Data lines:
——————————
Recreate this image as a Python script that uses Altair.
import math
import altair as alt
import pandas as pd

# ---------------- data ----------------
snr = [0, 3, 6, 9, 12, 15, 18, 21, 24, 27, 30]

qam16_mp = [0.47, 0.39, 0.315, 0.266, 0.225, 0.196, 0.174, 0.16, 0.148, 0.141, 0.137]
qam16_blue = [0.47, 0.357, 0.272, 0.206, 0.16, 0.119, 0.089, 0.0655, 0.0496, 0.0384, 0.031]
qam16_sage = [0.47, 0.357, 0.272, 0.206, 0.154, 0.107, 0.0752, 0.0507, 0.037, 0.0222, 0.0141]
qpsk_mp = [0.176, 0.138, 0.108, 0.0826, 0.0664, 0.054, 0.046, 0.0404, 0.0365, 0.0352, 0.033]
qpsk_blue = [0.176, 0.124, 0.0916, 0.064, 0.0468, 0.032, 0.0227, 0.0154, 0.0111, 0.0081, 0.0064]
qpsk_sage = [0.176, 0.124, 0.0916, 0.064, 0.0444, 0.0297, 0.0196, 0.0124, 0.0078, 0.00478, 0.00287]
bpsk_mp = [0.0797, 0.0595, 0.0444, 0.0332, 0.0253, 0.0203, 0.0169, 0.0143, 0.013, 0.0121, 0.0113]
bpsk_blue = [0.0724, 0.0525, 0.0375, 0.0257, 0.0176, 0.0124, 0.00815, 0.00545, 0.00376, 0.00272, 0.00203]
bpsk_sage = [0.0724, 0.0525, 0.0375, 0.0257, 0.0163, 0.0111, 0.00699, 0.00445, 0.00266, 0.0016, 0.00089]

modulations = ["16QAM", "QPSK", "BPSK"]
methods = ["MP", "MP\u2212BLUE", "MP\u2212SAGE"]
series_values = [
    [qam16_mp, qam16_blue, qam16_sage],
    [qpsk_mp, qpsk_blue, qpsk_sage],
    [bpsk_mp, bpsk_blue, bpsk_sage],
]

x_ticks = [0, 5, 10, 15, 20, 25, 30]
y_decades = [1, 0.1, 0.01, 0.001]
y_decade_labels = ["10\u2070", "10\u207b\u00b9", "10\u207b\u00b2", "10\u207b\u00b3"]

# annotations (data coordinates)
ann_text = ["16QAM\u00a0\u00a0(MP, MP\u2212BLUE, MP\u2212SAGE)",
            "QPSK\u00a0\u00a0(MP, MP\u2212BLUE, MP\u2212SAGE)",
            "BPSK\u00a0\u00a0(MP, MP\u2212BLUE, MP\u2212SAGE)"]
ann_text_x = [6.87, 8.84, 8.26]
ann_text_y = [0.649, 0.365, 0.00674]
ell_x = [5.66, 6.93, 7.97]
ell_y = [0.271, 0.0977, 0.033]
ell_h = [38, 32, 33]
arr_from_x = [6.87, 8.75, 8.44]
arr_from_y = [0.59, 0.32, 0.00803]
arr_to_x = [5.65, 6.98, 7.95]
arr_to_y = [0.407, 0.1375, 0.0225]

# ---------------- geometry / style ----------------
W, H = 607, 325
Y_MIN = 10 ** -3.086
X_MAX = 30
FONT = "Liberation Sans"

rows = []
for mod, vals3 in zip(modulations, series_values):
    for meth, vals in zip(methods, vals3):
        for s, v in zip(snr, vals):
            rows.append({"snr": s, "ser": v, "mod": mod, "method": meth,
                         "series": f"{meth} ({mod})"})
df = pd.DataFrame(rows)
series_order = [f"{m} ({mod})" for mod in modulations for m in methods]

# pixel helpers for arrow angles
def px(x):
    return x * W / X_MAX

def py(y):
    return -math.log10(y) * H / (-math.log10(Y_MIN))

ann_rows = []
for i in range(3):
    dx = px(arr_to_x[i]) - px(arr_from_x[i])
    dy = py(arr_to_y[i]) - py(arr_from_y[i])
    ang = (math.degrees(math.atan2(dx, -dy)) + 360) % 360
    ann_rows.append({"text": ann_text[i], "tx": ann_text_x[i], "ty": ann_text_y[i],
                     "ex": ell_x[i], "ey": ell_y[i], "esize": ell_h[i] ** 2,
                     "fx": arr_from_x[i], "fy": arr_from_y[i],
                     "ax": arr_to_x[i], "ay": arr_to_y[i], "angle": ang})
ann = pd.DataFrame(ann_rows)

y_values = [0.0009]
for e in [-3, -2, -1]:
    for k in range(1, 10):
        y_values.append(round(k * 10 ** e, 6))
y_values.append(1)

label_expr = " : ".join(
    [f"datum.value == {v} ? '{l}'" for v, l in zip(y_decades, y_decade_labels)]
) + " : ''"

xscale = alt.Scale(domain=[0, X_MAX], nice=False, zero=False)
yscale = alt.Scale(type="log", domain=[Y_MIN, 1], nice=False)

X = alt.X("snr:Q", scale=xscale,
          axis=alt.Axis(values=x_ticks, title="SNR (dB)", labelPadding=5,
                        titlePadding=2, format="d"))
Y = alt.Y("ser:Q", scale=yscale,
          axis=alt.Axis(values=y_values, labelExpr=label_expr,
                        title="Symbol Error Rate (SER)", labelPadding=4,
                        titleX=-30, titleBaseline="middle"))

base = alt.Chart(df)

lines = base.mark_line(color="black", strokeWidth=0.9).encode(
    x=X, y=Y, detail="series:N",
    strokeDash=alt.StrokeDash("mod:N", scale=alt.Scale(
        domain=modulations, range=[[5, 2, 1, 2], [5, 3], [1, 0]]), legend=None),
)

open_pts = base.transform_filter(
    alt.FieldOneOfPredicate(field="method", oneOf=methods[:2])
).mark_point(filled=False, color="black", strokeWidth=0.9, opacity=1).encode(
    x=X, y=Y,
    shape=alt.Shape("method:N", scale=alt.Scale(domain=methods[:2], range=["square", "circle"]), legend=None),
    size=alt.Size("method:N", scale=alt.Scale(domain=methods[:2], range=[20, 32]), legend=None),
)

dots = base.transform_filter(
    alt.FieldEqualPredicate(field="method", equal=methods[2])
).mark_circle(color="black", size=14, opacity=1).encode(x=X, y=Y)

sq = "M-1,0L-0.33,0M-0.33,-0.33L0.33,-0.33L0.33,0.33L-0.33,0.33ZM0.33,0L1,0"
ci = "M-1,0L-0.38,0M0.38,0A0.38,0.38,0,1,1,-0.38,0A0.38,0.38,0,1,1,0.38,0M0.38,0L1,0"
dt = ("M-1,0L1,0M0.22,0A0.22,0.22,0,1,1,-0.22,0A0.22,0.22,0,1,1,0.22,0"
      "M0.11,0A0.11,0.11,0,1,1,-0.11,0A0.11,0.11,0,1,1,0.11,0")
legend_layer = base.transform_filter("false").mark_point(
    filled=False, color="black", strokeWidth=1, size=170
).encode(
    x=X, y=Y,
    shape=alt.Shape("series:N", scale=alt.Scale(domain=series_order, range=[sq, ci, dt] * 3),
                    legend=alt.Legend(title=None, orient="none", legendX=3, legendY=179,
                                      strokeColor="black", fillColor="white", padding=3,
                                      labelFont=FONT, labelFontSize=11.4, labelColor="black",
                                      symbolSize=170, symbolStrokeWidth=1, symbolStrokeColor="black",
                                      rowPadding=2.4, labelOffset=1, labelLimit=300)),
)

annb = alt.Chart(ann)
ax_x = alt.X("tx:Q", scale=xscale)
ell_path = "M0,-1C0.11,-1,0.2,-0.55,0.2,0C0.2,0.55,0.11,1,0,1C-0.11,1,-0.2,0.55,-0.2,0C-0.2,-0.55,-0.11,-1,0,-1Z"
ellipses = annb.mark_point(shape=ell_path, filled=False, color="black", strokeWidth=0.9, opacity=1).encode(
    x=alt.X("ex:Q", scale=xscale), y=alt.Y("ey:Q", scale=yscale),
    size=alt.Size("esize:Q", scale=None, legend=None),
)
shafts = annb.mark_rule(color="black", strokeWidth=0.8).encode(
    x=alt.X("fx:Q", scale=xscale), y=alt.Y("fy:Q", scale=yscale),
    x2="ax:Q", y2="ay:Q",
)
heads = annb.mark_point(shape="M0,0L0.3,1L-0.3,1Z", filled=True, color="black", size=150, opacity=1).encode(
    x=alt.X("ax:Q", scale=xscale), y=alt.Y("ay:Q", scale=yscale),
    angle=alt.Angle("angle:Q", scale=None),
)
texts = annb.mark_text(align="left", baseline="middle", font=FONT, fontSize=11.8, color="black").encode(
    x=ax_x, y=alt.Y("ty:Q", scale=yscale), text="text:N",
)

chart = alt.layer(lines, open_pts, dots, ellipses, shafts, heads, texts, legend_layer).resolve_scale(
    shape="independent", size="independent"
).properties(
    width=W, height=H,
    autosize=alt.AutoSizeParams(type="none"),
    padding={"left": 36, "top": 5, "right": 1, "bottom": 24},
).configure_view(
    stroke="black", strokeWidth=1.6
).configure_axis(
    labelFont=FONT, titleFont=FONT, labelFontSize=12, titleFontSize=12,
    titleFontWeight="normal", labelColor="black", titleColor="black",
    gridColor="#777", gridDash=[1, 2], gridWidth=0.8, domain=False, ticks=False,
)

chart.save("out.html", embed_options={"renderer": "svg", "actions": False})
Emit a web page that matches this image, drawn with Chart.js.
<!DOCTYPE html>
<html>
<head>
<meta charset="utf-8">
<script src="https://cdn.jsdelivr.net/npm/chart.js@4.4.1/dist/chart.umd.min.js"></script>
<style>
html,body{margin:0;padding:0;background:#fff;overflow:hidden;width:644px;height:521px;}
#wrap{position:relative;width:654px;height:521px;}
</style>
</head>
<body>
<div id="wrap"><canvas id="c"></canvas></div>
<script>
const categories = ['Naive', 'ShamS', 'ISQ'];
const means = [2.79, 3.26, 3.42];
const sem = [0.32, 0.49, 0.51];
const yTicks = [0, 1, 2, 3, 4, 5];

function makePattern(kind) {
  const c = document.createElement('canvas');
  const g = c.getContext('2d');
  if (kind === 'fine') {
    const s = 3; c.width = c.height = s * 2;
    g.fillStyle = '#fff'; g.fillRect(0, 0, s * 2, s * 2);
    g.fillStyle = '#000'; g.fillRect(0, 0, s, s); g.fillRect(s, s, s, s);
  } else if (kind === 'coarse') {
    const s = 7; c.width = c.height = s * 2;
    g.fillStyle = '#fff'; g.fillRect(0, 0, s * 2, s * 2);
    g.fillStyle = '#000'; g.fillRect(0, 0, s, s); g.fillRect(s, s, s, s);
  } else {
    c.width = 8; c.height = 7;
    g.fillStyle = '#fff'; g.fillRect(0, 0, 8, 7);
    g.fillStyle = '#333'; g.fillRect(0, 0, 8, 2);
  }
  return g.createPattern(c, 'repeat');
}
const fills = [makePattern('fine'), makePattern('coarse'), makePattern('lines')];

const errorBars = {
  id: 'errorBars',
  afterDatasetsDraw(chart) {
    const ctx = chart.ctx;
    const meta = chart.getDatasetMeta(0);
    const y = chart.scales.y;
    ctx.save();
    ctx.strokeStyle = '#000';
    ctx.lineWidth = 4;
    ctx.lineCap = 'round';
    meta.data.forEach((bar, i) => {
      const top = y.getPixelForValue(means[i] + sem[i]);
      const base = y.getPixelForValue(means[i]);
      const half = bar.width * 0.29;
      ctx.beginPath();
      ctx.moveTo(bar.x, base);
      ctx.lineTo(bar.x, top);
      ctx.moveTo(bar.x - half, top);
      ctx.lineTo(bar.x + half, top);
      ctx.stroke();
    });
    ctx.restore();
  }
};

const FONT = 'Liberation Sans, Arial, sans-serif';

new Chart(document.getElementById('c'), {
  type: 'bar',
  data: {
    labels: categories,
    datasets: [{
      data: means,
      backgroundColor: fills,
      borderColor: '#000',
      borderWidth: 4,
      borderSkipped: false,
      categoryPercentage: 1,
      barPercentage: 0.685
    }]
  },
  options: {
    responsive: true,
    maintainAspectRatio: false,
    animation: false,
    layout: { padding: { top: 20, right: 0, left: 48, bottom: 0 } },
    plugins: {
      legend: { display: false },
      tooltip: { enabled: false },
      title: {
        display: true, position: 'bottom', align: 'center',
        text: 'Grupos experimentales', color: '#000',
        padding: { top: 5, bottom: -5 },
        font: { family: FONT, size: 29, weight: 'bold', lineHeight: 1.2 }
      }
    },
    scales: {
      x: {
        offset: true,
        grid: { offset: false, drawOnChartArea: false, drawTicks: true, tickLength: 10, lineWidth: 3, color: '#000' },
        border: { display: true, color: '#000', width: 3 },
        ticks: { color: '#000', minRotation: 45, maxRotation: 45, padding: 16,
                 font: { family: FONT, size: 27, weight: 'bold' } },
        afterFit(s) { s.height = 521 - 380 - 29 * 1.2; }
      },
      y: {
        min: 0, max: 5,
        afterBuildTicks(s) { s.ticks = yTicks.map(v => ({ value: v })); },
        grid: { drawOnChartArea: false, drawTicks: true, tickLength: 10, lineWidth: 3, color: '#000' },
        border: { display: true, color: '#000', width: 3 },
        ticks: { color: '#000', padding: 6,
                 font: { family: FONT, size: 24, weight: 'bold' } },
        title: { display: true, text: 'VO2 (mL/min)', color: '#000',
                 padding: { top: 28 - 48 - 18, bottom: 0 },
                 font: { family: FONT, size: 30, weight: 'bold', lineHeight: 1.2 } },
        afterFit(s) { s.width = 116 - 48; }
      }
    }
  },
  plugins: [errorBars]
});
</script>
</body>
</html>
——————————
Aim of the task:
Starting at the top of the data above, repeat every line exactly until the line containing "24, 27, 30]" has been given, then stop.

The answer:
Recreate this image as a Python script that uses Altair.
import math
import altair as alt
import pandas as pd

# ---------------- data ----------------
snr = [0, 3, 6, 9, 12, 15, 18, 21, 24, 27, 30]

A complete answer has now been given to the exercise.